= OBJECTIVE =
Please output every line of the material as it stands, without the pictures.

.....

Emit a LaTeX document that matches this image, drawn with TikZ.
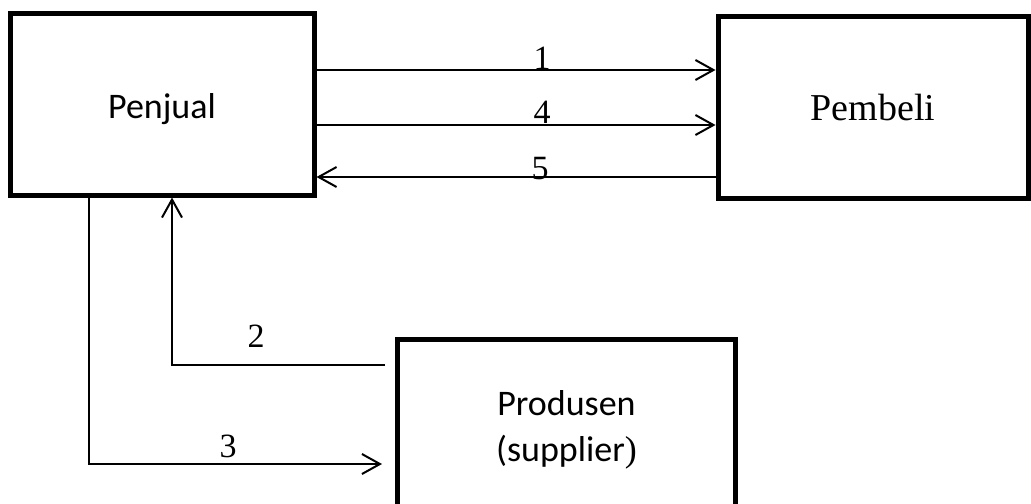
\documentclass[tikz,border=0pt]{standalone}
\usepackage{fontspec}
\setmainfont{Liberation Serif}
\newfontfamily\calibri{Carlito}
\usetikzlibrary{arrows.meta}

\begin{document}
\begin{tikzpicture}[x=0.5pt, y=-0.5pt,
    box/.style={draw, line width=2.5pt, rectangle, inner sep=0pt, minimum height=91pt},
    flow/.style={line width=1pt, -{Straight Barb[length=9pt, width=10pt, line width=1pt]}},
    num/.style={font=\fontsize{17}{20}\selectfont, anchor=base}]
  \clip (0,0) rectangle (1031,503);

  % Penjual
  \node[box, minimum width=152pt, text height=14pt, text depth=0pt, font=\calibri\fontsize{18}{22}\selectfont] (penjual) at (162,104) {Penjual};

  % Pembeli
  \node[box, minimum width=155pt, font=\fontsize{19}{22}\selectfont] (pembeli) at (873,107.5) {Pembeli};

  % Produsen
  \node[box, minimum width=169pt, align=center, font=\calibri\fontsize{18}{23}\selectfont] (produsen) at (566.5,430) {Produsen\\(supplier{\rmfamily)}};

  % Arrows
  \draw[flow] (penjual.east |- 0,70) -- (pembeli.west |- 0,70);
  \draw[flow] (penjual.east |- 0,125) -- (pembeli.west |- 0,125);
  \draw[flow] (pembeli.west |- 0,177) -- (penjual.east |- 0,177);
  \draw[flow] ([xshift=-5pt]produsen.west |- 0,365) -| ([xshift=5pt]penjual.south);
  \draw[flow] (penjual.south -| 89,0) |- ([xshift=-6.5pt]produsen.west |- 0,464);

  % Labels
  \node[num] (n1) at (542,69) {1};
  \node[num] (n4) at (542,123) {4};
  \node[num] (n5) at (540,179) {5};
  \node[num] (n2) at (256,347) {2};
  \node[num] (n3) at (228,457) {3};
\end{tikzpicture}
\end{document}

.....

= RESULT FOR THIS EXERCISE =
Emit a LaTeX document that matches this image, drawn with TikZ.
\documentclass[tikz,border=0pt]{standalone}
\usepackage{fontspec}
\setmainfont{Liberation Serif}
\newfontfamily\calibri{Carlito}
\usetikzlibrary{arrows.meta}

\begin{document}
\begin{tikzpicture}[x=0.5pt, y=-0.5pt,
    box/.style={draw, line width=2.5pt, rectangle, inner sep=0pt, minimum height=91pt},
    flow/.style={line width=1pt, -{Straight Barb[length=9pt, width=10pt, line width=1pt]}},
    num/.style={font=\fontsize{17}{20}\selectfont, anchor=base}]
  \clip (0,0) rectangle (1031,503);

  % Penjual
  \node[box, minimum width=152pt, text height=14pt, text depth=0pt, font=\calibri\fontsize{18}{22}\selectfont] (penjual) at (162,104) {Penjual};

  % Pembeli
  \node[box, minimum width=155pt, font=\fontsize{19}{22}\selectfont] (pembeli) at (873,107.5) {Pembeli};

  % Produsen
  \node[box, minimum width=169pt, align=center, font=\calibri\fontsize{18}{23}\selectfont] (produsen) at (566.5,430) {Produsen\\(supplier{\rmfamily)}};

  % Arrows
  \draw[flow] (penjual.east |- 0,70) -- (pembeli.west |- 0,70);
  \draw[flow] (penjual.east |- 0,125) -- (pembeli.west |- 0,125);
  \draw[flow] (pembeli.west |- 0,177) -- (penjual.east |- 0,177);
  \draw[flow] ([xshift=-5pt]produsen.west |- 0,365) -| ([xshift=5pt]penjual.south);
  \draw[flow] (penjual.south -| 89,0) |- ([xshift=-6.5pt]produsen.west |- 0,464);

  % Labels
  \node[num] (n1) at (542,69) {1};
  \node[num] (n4) at (542,123) {4};
  \node[num] (n5) at (540,179) {5};
  \node[num] (n2) at (256,347) {2};
  \node[num] (n3) at (228,457) {3};
\end{tikzpicture}
\end{document}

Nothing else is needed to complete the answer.